37/ Personally, I can attribute more than half my income in the last few years to being strongly plugged in all the time, so rewards certainly didn't suffer. Half my good ideas for writing came from being plugged in, so neither did productive potential. And I don't think I'm any dumber for having been plugged in. About 42% smarter in fact.
38/ Sure, the challenge of managing the stress and anxiety is high, but then, so is the corresponding kind of stress working inside a traditional organization. There is no reason to expect the stress on your "free" attention to be lower than on your industrially organized attention.
39/ If you are a genius who rises to Level 25 Omega Super Adept in a monastery in the mountains, who knows everything there is to know about candle flames, that's kinda... very convenient for the Pope and the King. Smart person out of the way in a log cabin learning Candleology out of FOBO.
40/ A real adept oughta be able to meditate on the angriest, most toxic twitter stream, consume the bile, and turn it into nectar: actionable insight you can bet on in the real world.
41/ A real adept ought to have strength-trained attention so they can spend an hour either reading a tweetstream or a once-in-a-generation history-disrupting philosophy book. No hack designer or advertiser should be able to lock them down in the 0.1-10 second range.

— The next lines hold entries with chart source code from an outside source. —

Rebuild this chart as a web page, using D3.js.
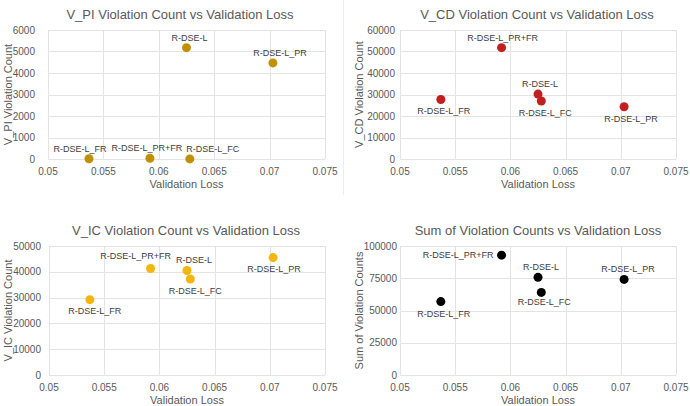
<!DOCTYPE html>
<html>
<head>
<meta charset="utf-8">
<script src="https://cdn.jsdelivr.net/npm/d3@7"></script>
<style>
  body { margin: 0; background: #fff; }
  svg { font-family: "Liberation Sans", Arial, sans-serif; }
</style>
</head>
<body>
<svg width="690" height="406"></svg>
<script>
// data
const models = ["R-DSE-L_FR", "R-DSE-L_PR+FR", "R-DSE-L", "R-DSE-L_FC", "R-DSE-L_PR"];
const valLoss = [0.0537, 0.0592, 0.0625, 0.0628, 0.0703];
const vPI = [12, 35, 5180, 5, 4470];
const vCD = [27700, 51800, 30200, 27000, 24300];
const vIC = [29200, 41300, 40500, 37200, 45500];
const vSum = [56900, 92900, 75700, 64000, 74100];
const xTicks = [0.05, 0.055, 0.06, 0.065, 0.07, 0.075];

const svg = d3.select("svg");

// one entry per panel
const panels = [
  { title: "V_PI Violation Count vs Validation Loss", yTitle: "V_PI Violation Count",
    values: vPI, yMax: 6000, yStep: 1000, color: "#BF9000",
    box: { left: 48, right: 325, top: 30, bottom: 159 }, titleX: 180, yTitleX: 8, tickGap: 13,
    // label offsets [dx, dy, anchor]
    labels: [[-9, -10, "middle"], [-3, -10, "middle"], [3, -10, "middle"], [23, -10, "middle"], [7, -10, "middle"]] },
  { title: "V_CD Violation Count vs Validation Loss", yTitle: "V_CD Violation Count",
    values: vCD, yMax: 60000, yStep: 10000, color: "#C0211F",
    box: { left: 400, right: 676, top: 30, bottom: 159 }, titleX: 537, yTitleX: 359, tickGap: 5,
    labels: [[3, 12, "middle"], [1, -10, "middle"], [2, -10, "middle"], [4, 12, "middle"], [7, 12, "middle"]] },
  { title: "V_IC Violation Count vs Validation Loss", yTitle: "V_IC Violation Count",
    values: vIC, yMax: 50000, yStep: 10000, color: "#F5B50F",
    box: { left: 49, right: 325, top: 246, bottom: 375 }, titleX: 186, yTitleX: 8, tickGap: 8,
    labels: [[5, 11, "middle"], [-15, -12, "middle"], [7, -11, "middle"], [5, 12, "middle"], [1, 11, "middle"]] },
  { title: "Sum of Violation Counts vs Validation Loss", yTitle: "Sum of Violation Counts",
    values: vSum, yMax: 100000, yStep: 25000, color: "#000000",
    box: { left: 400, right: 676, top: 246, bottom: 375 }, titleX: 538, yTitleX: 359, tickGap: 3,
    labels: [[-8, 0, "end"], [3, -10, "middle"], [3, -10, "middle"], [3, 10, "middle"], [4, -10, "middle"]] }
];
// label order above matches models order except panel 4 (FR, PR+FR, L, FC, PR)
panels[3].labels = [[3, 12, "middle"], [-8, 0, "end"], [3, -10, "middle"], [3, 10, "middle"], [4, -10, "middle"]];

// faint chart border between the top panels
svg.append("line")
  .attr("x1", 343.5).attr("x2", 343.5).attr("y1", 0).attr("y2", 195)
  .attr("stroke", "#ececec");

panels.forEach((p) => {
  const x = d3.scaleLinear().domain([0.05, 0.075]).range([p.box.left, p.box.right]);
  const y = d3.scaleLinear().domain([0, p.yMax]).range([p.box.bottom, p.box.top]);
  const yTicks = d3.range(0, p.yMax + 1, p.yStep);
  const g = svg.append("g");

  // gridlines
  g.append("g").selectAll("line").data(yTicks).enter().append("line")
    .attr("x1", p.box.left).attr("x2", p.box.right)
    .attr("y1", (d) => Math.round(y(d)) + 0.5).attr("y2", (d) => Math.round(y(d)) + 0.5)
    .attr("stroke", "#e3e3e3");
  g.append("g").selectAll("line").data(xTicks).enter().append("line")
    .attr("y1", p.box.top).attr("y2", p.box.bottom)
    .attr("x1", (d) => Math.round(x(d)) + 0.5).attr("x2", (d) => Math.round(x(d)) + 0.5)
    .attr("stroke", "#e3e3e3");

  // tick labels
  g.append("g").selectAll("text").data(yTicks).enter().append("text")
    .attr("x", p.box.left - p.tickGap).attr("y", (d) => y(d))
    .attr("text-anchor", "end").attr("dominant-baseline", "central")
    .style("font-size", "10px").style("fill", "#595959")
    .text((d) => d);
  g.append("g").selectAll("text").data(xTicks).enter().append("text")
    .attr("x", (d) => x(d)).attr("y", p.box.bottom + 12)
    .attr("text-anchor", "middle").attr("dominant-baseline", "central")
    .style("font-size", "10px").style("fill", "#595959")
    .text((d) => d3.format("~g")(d));

  // titles
  g.append("text")
    .attr("x", p.titleX).attr("y", p.box.top - 16)
    .attr("text-anchor", "middle").attr("dominant-baseline", "central")
    .style("font-size", "13px").style("fill", "#595959")
    .text(p.title);
  g.append("text")
    .attr("x", (p.box.left + p.box.right) / 2).attr("y", p.box.bottom + 25)
    .attr("text-anchor", "middle").attr("dominant-baseline", "central")
    .style("font-size", "11px").style("fill", "#595959")
    .text("Validation Loss");
  g.append("text")
    .attr("transform", `translate(${p.yTitleX},${(p.box.top + p.box.bottom) / 2}) rotate(-90)`)
    .attr("text-anchor", "middle").attr("dominant-baseline", "central")
    .style("font-size", "11px").style("fill", "#595959")
    .text(p.yTitle);

  // points
  g.append("g").selectAll("circle").data(models).enter().append("circle")
    .attr("cx", (d, i) => x(valLoss[i])).attr("cy", (d, i) => y(p.values[i]))
    .attr("r", 4.5).attr("fill", p.color);

  // data labels
  g.append("g").selectAll("text").data(models).enter().append("text")
    .attr("x", (d, i) => x(valLoss[i]) + p.labels[i][0])
    .attr("y", (d, i) => y(p.values[i]) + p.labels[i][1])
    .attr("text-anchor", (d, i) => p.labels[i][2]).attr("dominant-baseline", "central")
    .style("font-size", "9px").style("fill", "#404040")
    .text((d) => d);
});
</script>
</body>
</html>
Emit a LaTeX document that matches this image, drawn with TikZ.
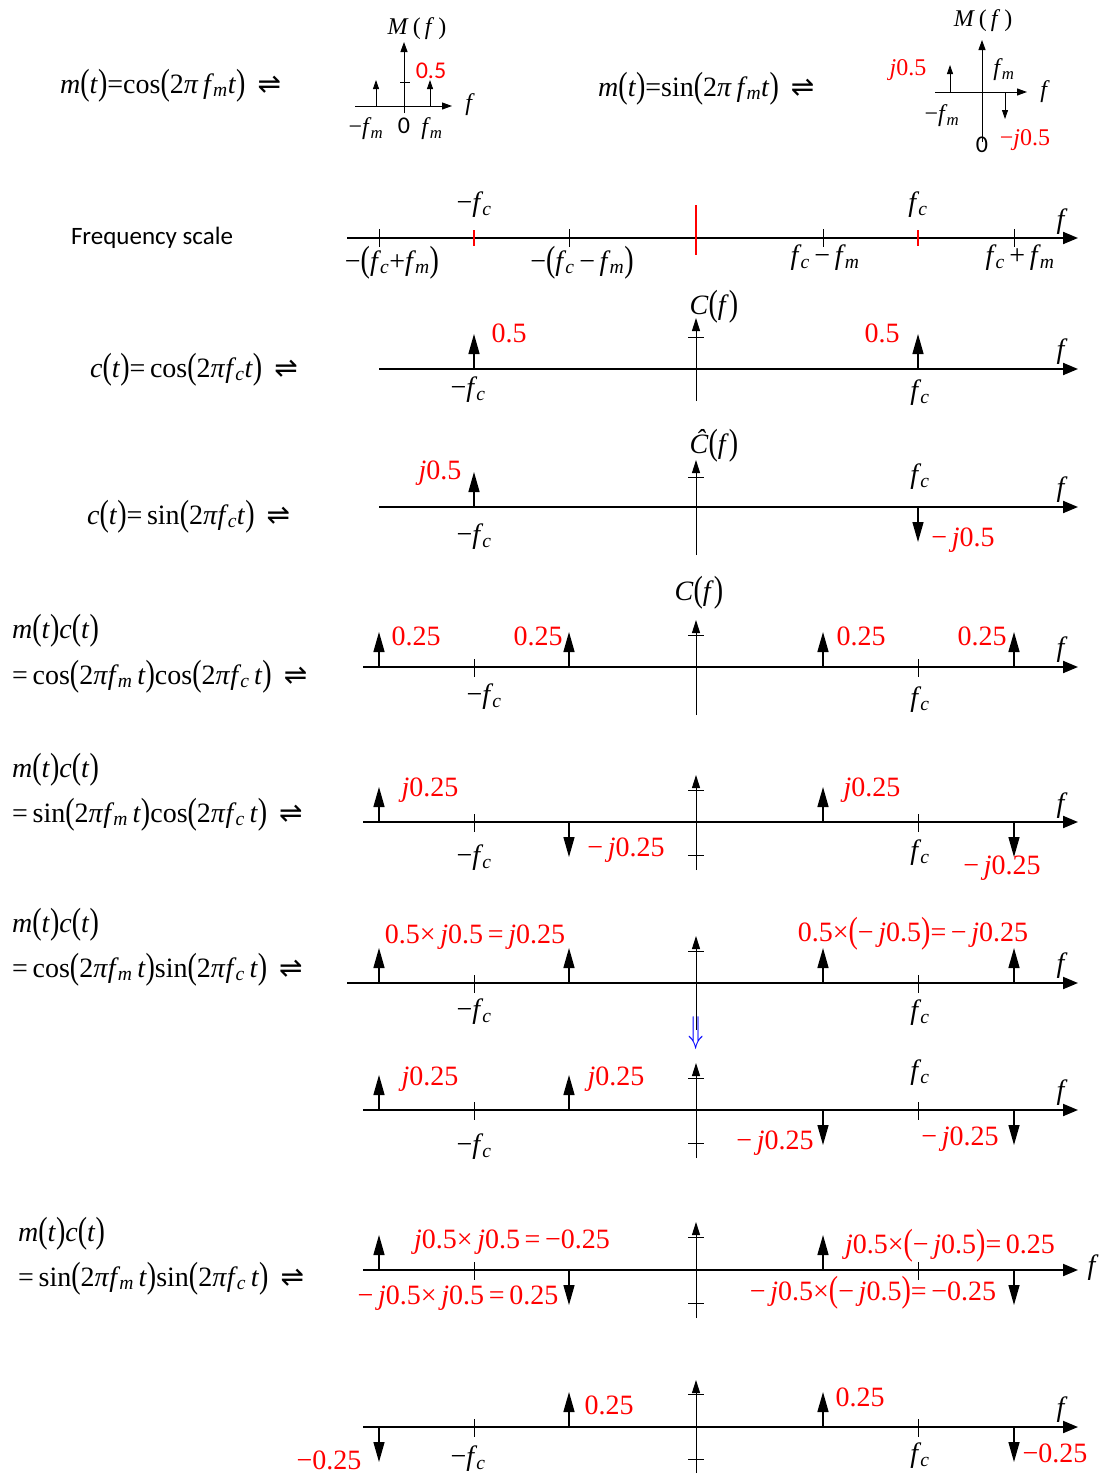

42/ So stop blaming the media platforms for your own wallowing in small-minded twitter gossip about people. Strength train to the point where you decide whether to be there or elsewhere. May the FOMO be with you, and may you have the strength to resist FOBO.
43/ If, after recognizing the yin-yang dynamic of FOMO and FOBO, and the fact that both getting entangled in information flows and retreating from them are behaviors that can be pwned by others, you still want to do a bit of Waldenponding that is fine.
44/ Whether you choose a Soft or Hard Waldenponding, and whether you choose it as an occasional break or a regularly scheduled retreat, just recognize that it is not a self-evidently more "moral" attitude then getting your mind all dirty and entangled in the "toxic" information streams.
45/ We are all now part of a powerful global social computer in the cloud that is possibly the only mechanism we have available to tackle the big problems of the world that industrial age mechanisms are failing to cope with. We might as well get good at it. Do your part. Stay as plugged in as you can.